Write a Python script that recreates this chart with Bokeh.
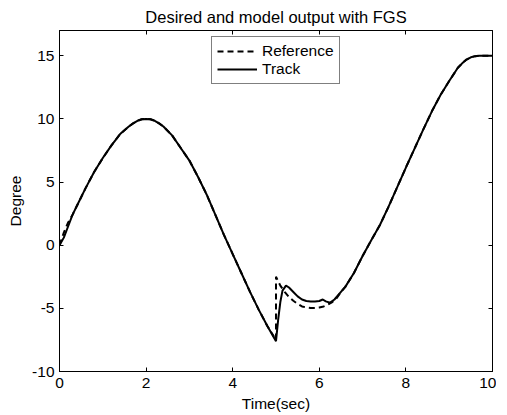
from bokeh.plotting import figure
from bokeh.layouts import row
from bokeh.models import (LinearAxis, Legend, LegendItem, FixedTicker,
                          CustomJSTickFormatter, Range1d, Spacer)
from bokeh.embed import file_html
from bokeh.resources import INLINE

# ---- data ----
time_ref = [0.0, 0.1, 0.2, 0.3, 0.4, 0.6, 0.8, 1.0, 1.2, 1.4, 1.6, 1.7, 1.8, 1.9, 2.0,
            2.1, 2.2, 2.3, 2.4, 2.6, 2.8, 3.0, 3.2, 3.4, 3.6, 3.8, 4.0, 4.2, 4.4, 4.6,
            4.8, 5.0, 5.0, 5.1, 5.2, 5.3, 5.4, 5.5, 5.6, 5.7, 5.8, 5.9, 6.0,
            6.1, 6.2, 6.3, 6.4, 6.5, 6.6, 6.8, 7.0, 7.2, 7.4, 7.6, 7.8, 8.0,
            8.2, 8.4, 8.6, 8.8, 9.0, 9.2, 9.3, 9.4, 9.5, 9.6, 9.7, 9.8, 10.0]
degree_ref = [0.0, 1.0, 1.8, 2.4, 3.1, 4.5, 5.8, 6.9, 7.9, 8.8, 9.4, 9.65, 9.85, 9.97, 10.0,
              9.97, 9.85, 9.65, 9.4, 8.7, 7.7, 6.7, 5.4, 4.0, 2.4, 0.8, -0.7, -2.2, -3.7, -5.1,
              -6.4, -7.5, -2.5, -3.2, -3.7, -4.1, -4.4, -4.65, -4.85, -4.93, -4.97, -4.97, -4.93,
              -4.85, -4.7, -4.5, -4.2, -3.7, -3.3, -2.2, -0.85, 0.4, 1.6, 3.05, 4.6, 6.15,
              7.65, 9.15, 10.6, 11.9, 13.0, 14.05, 14.4, 14.7, 14.88, 14.97, 15.0, 15.0, 15.0]

time_track = [0.0, 0.1, 0.2, 0.3, 0.4, 0.6, 0.8, 1.0, 1.2, 1.4, 1.6, 1.7, 1.8, 1.9, 2.0,
              2.1, 2.2, 2.3, 2.4, 2.6, 2.8, 3.0, 3.2, 3.4, 3.6, 3.8, 4.0, 4.2, 4.4, 4.6,
              4.8, 5.0, 5.05, 5.1, 5.15, 5.23, 5.3, 5.4, 5.5, 5.6, 5.7, 5.8, 5.9,
              6.0, 6.08, 6.15, 6.25, 6.35, 6.5, 6.6, 6.8, 7.0, 7.2, 7.4, 7.6, 7.8,
              8.0, 8.2, 8.4, 8.6, 8.8, 9.0, 9.2, 9.3, 9.4, 9.5, 9.6, 9.7, 9.8, 10.0]
degree_track = [0.0, 0.6, 1.5, 2.4, 3.1, 4.5, 5.8, 6.9, 7.9, 8.8, 9.4, 9.65, 9.85, 9.97, 10.0,
                9.97, 9.85, 9.65, 9.4, 8.7, 7.7, 6.7, 5.4, 4.0, 2.4, 0.8, -0.7, -2.2, -3.7, -5.1,
                -6.4, -7.6, -5.9, -4.5, -3.6, -3.2, -3.35, -3.7, -4.05, -4.3, -4.42, -4.45, -4.45,
                -4.42, -4.3, -4.45, -4.55, -4.3, -3.7, -3.3, -2.2, -0.85, 0.4, 1.6, 3.05, 4.6,
                6.15, 7.65, 9.15, 10.6, 11.9, 13.0, 14.05, 14.4, 14.7, 14.88, 14.97, 15.0, 15.0, 15.0]

x_ticks = [0, 2, 4, 6, 8, 10]
y_ticks = [-10, -5, 0, 5, 10, 15]

FONT = "Liberation Sans"
FS = "15.5px"

p = figure(frame_width=433, frame_height=341,
           x_range=Range1d(0, 10), y_range=Range1d(-10, 17),
           output_backend="svg", toolbar_location=None,
           min_border_left=0, min_border_right=4,
           min_border_top=0, min_border_bottom=0,
           background_fill_color="white", border_fill_color="white")

p.title.text = "Desired and model output with FGS"
p.title.align = "center"
p.title.text_font = FONT
p.title.text_font_size = "16.5px"
p.title.text_font_style = "normal"
p.title.text_color = "black"
p.title.standoff = 10

p.xgrid.visible = False
p.ygrid.visible = False
p.outline_line_color = "black"

r_ref = p.line(time_ref, degree_ref, line_color="black", line_width=2,
               line_dash="6 4")
r_track = p.line(time_track, degree_track, line_color="black", line_width=2)


def style_axis(ax, ticks, show_labels=True):
    ax.ticker = FixedTicker(ticks=ticks)
    ax.major_tick_in = 4
    ax.major_tick_out = 0
    ax.minor_tick_line_color = None
    ax.axis_line_color = "black"
    ax.axis_line_width = 1
    ax.major_tick_line_color = "black"
    ax.major_label_text_font = FONT
    ax.major_label_text_font_size = FS
    ax.major_label_text_color = "black"
    ax.axis_label_text_font = FONT
    ax.axis_label_text_font_size = FS
    ax.axis_label_text_font_style = "normal"
    ax.axis_label_text_color = "black"
    if show_labels:
        ax.formatter = CustomJSTickFormatter(code="return String(tick)")
    else:
        ax.formatter = CustomJSTickFormatter(code="return ''")
        ax.major_label_standoff = 0


style_axis(p.xaxis[0], x_ticks)
style_axis(p.yaxis[0], y_ticks)
p.xaxis[0].axis_label = "Time(sec)"
p.yaxis[0].axis_label = "Degree"
p.xaxis[0].major_label_standoff = 6
p.xaxis[0].axis_label_standoff = 4
p.yaxis[0].major_label_standoff = 5
p.yaxis[0].axis_label_standoff = 5

top_ax = LinearAxis()
style_axis(top_ax, x_ticks, show_labels=False)
p.add_layout(top_ax, "above")
right_ax = LinearAxis()
style_axis(right_ax, y_ticks, show_labels=False)
p.add_layout(right_ax, "right")

legend = Legend(items=[LegendItem(label="Reference", renderers=[r_ref]),
                       LegendItem(label="Track", renderers=[r_track])],
                location=(152, 287))
legend.border_line_color = "black"
legend.border_line_width = 1
legend.background_fill_color = "white"
legend.background_fill_alpha = 1
legend.padding = 5
legend.spacing = 0
legend.margin = 0
legend.glyph_width = 40
legend.glyph_height = 18
legend.label_height = 18
legend.label_standoff = 5
legend.label_text_font = FONT
legend.label_text_font_size = FS
legend.label_text_color = "black"
p.add_layout(legend)

page = row(Spacer(width=4, height=10), p)

open("out.html", "w").write(file_html(page, INLINE))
◇ ◇ ◇ ◇ ◇ ◇ ◇
**Goal of the exercise**
Reproduce the material above from its first line through the line containing "from bokeh.resources import INLINE", both ends included, and skip every picture.

**Solution**
Write a Python script that recreates this chart with Bokeh.
from bokeh.plotting import figure
from bokeh.layouts import row
from bokeh.models import (LinearAxis, Legend, LegendItem, FixedTicker,
                          CustomJSTickFormatter, Range1d, Spacer)
from bokeh.embed import file_html
from bokeh.resources import INLINE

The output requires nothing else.